Hip-Hop Albums of the Year

09 August, 2024

Sway & King Tech — Concrete Jungle


Skit with shooting, then immediately hip house rhythm: welcome in another episode of "MC Hammer Meets Eazy-E", gentlemen.

This is a hip-hop duo from San Francisco, California, formed by rapper Jonathan "Sway" Calloway and DJ Rod "King Tech" Sepand. Also known as Sway & Tech or Flynamic Force, they are hosts of The Wake Up Show that launched many rap careers. After publishing the EP "Flynamic Force" (1988) and the single "Follow 4 Now / Time 4 Peace" (1990) with All City Records — according to DJ King Tech the single releases 100,000 physical copies between vinyl (40,000), cassettes (40,000) and CDs (20,000) —, the duo deals with Giant Records and realizes a LP distributed by the major Warner Bros. Records.

It's difficult not to laugh at these seventy minutes of listening. It's equally difficult not to cry, because it's seventy minutes of listening. And this duo doesn't do many things to make them pass faster. MC Sway's lyrics range from "very uninteresting" to "bad", spending a lot of time in a gray shadow between these two parameters, delivering with a listless syncopated rapping style and never managing to entertain the listener worthily.

The production of King Tech instead, is focused on hip house, drawing soft, skinny, light and lazy rhythms: the first three rhythms are hip house, then there's a change of music and King Tech, that is one of the least accurate monikers of the hip hop history; he brings out a skeletal beat, bare and simplistic, with syncopated, vibrant and skinny drum machine, and female sample looped tight in the background.

MC Sway lets the beat breathe and then attacks it with a syncopated delivery that leaves a lot to be desired.

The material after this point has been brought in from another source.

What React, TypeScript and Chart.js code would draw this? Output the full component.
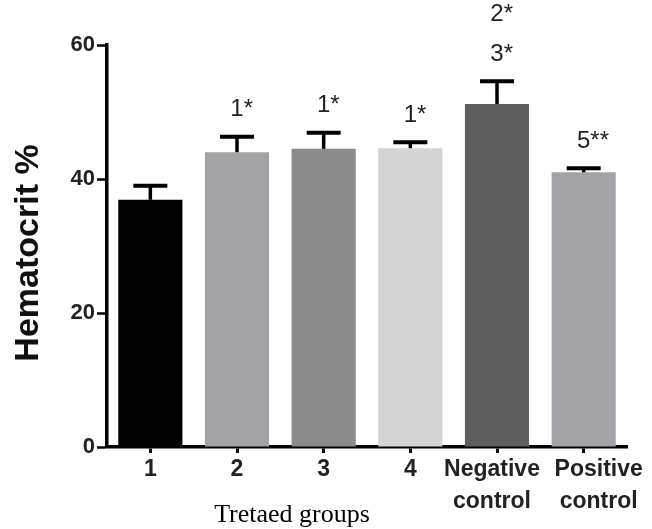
import React, { useEffect, useRef } from "react";
import { Chart, registerables } from "chart.js";

Chart.register(...registerables);

const categories: string[][] = [["1"], ["2"], ["3"], ["4"], ["Negative", "control"], ["Positive", "control"]];
const means = [36.9, 44.0, 44.5, 44.6, 51.2, 41.0];
const errors = [2.1, 2.3, 2.4, 0.9, 3.4, 0.6];
const annotations: string[][] = [[], ["1*"], ["1*"], ["1*"], ["2*", "3*"], ["5**"]];
const colors = ["#000000", "#a3a3a7", "#8b8b8b", "#d4d4d4", "#5f5f5f", "#a3a3a7"];
const labelShift = [0, 0, 0, 0, -5, 15];
const yTicks = [0, 20, 40, 60];
const yTitle = "Hematocrit %";
const xTitle = "Tretaed groups";

const SANS = "'Liberation Sans', Arial, sans-serif";
const SERIF = "'Liberation Serif', 'Times New Roman', serif";

const overlay = {
  id: "overlay",
  afterDatasetsDraw(chart: any) {
    const ctx = chart.ctx;
    const y = chart.scales.y;
    const meta = chart.getDatasetMeta(0);
    ctx.save();
    means.forEach((m, i) => {
      const bar = meta.data[i];
      const x = bar.x;
      const yBar = y.getPixelForValue(m);
      const yTop = y.getPixelForValue(m + errors[i]);
      ctx.strokeStyle = "#000";
      ctx.lineWidth = 3.5;
      ctx.beginPath();
      ctx.moveTo(x, yBar);
      ctx.lineTo(x, yTop);
      ctx.stroke();
      ctx.lineWidth = 4;
      ctx.beginPath();
      ctx.moveTo(x - 17, yTop);
      ctx.lineTo(x + 17, yTop);
      ctx.stroke();
      const lines = annotations[i];
      ctx.font = `24px ${SANS}`;
      ctx.fillStyle = "#222";
      ctx.textBaseline = "middle";
      for (let k = lines.length - 1; k >= 0; k--) {
        const off = 27 + (lines.length - 1 - k) * 40;
        const t = lines[k];
        const first = t[0];
        const rest = t.slice(1);
        const w = ctx.measureText(first).width;
        ctx.textAlign = "left";
        ctx.fillText(first, x - w / 2, yTop - off);
        ctx.fillText(rest, x + w / 2, yTop - off);
      }
    });
    ctx.restore();
  },
  afterDraw(chart: any) {
    const ctx = chart.ctx;
    const xs = chart.scales.x;
    ctx.save();
    ctx.fillStyle = "#222";
    ctx.font = `bold 23px ${SANS}`;
    ctx.textAlign = "center";
    ctx.textBaseline = "middle";
    categories.forEach((lab, i) => {
      const x = xs.getPixelForTick(i) + labelShift[i];
      lab.forEach((line, k) => {
        ctx.fillText(line, x, xs.top + 23 + k * 32);
      });
    });
    ctx.restore();

    ctx.save();
    ctx.fillStyle = "#111";
    ctx.font = `bold 34px ${SANS}`;
    ctx.textAlign = "center";
    ctx.textBaseline = "middle";
    ctx.translate(29, 253);
    ctx.rotate(-Math.PI / 2);
    ctx.fillText(yTitle, 0, 0);
    ctx.restore();
    ctx.save();
    ctx.fillStyle = "#000";
    ctx.font = `26px ${SERIF}`;
    ctx.textAlign = "center";
    ctx.textBaseline = "middle";
    ctx.fillText(xTitle, 292, 515);
    ctx.restore();
  },
};

export default function App() {
  const ref = useRef<HTMLCanvasElement | null>(null);
  useEffect(() => {
    document.body.style.margin = "0";
    const c = new Chart(ref.current as HTMLCanvasElement, {
      type: "bar",
      data: {
        labels: categories.map((l) => l.join(" ")),
        datasets: [
          {
            data: means,
            backgroundColor: colors,
            borderWidth: 0,
            barPercentage: 0.74,
            categoryPercentage: 1,
          },
        ],
      },
      options: {
        responsive: false,
        animation: false,
        devicePixelRatio: 1,
        layout: { padding: { top: 45, right: 25, left: 0, bottom: 0 } },
        plugins: { legend: { display: false }, tooltip: { enabled: false }, title: { display: false } },
        scales: {
          x: {
            afterFit: (s: any) => {
              s.height = 82;
            },
            grid: {
              drawOnChartArea: false,
              drawTicks: true,
              tickLength: 6,
              tickWidth: 3,
              tickColor: "#000",
              offset: false,
            },
            border: { display: true, color: "#000", width: 3.5 },
            ticks: {
              display: false,
              autoSkip: false,
            },
          },
          y: {
            min: 0,
            max: 60,
            afterFit: (s: any) => {
              s.width = 107;
            },
            afterBuildTicks: (s: any) => {
              s.ticks = yTicks.map((v) => ({ value: v }));
            },
            grid: {
              drawOnChartArea: false,
              drawTicks: true,
              tickLength: 10,
              tickWidth: 2.5,
              tickColor: "#000",
            },
            border: { display: true, color: "#000", width: 3.5 },
            ticks: {
              color: "#222",
              font: { family: SANS, size: 22, weight: "bold" },
              padding: 2,
            },
          },
        },
      },
      plugins: [overlay],
    });
    return () => c.destroy();
  }, []);
  return (
    <div style={{ position: "absolute", left: 0, top: 0, width: 652, height: 529 }}>
      <canvas ref={ref} width={652} height={529} style={{ width: 652, height: 529 }} />
    </div>
  );
}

The following tune is perhaps the best of the whole project and is a really bad song: hip house production, tight, simple, skinny and syncopated drum machine in the background, with a tight looped female sample in the background; this joint seems to have been made by an EDM group, is clearly intended for the club.

If you pass "New Dimension", going to close the album becomes a titanic feat not to laugh: anyone who has decided to insert the sound of the seagull and loop it tightly in the background should be interned in asylum forever. Damn, it's an annoyingly meaningless sound, why, why put it on an album that should be hip hop? Why put it on a hip house album? These things don't make sense, but in fact, very little on this record makes sense. Having neither lyrics nor decent music, everything stands around a cold and skinny drum machine: everything that comes from here on, I've marked it as hip house, this duo also allow themselves to place an EDM dance bridge ("Time 4 Peace"), crazy.

Highly not recommended, to be avoided. 2/10.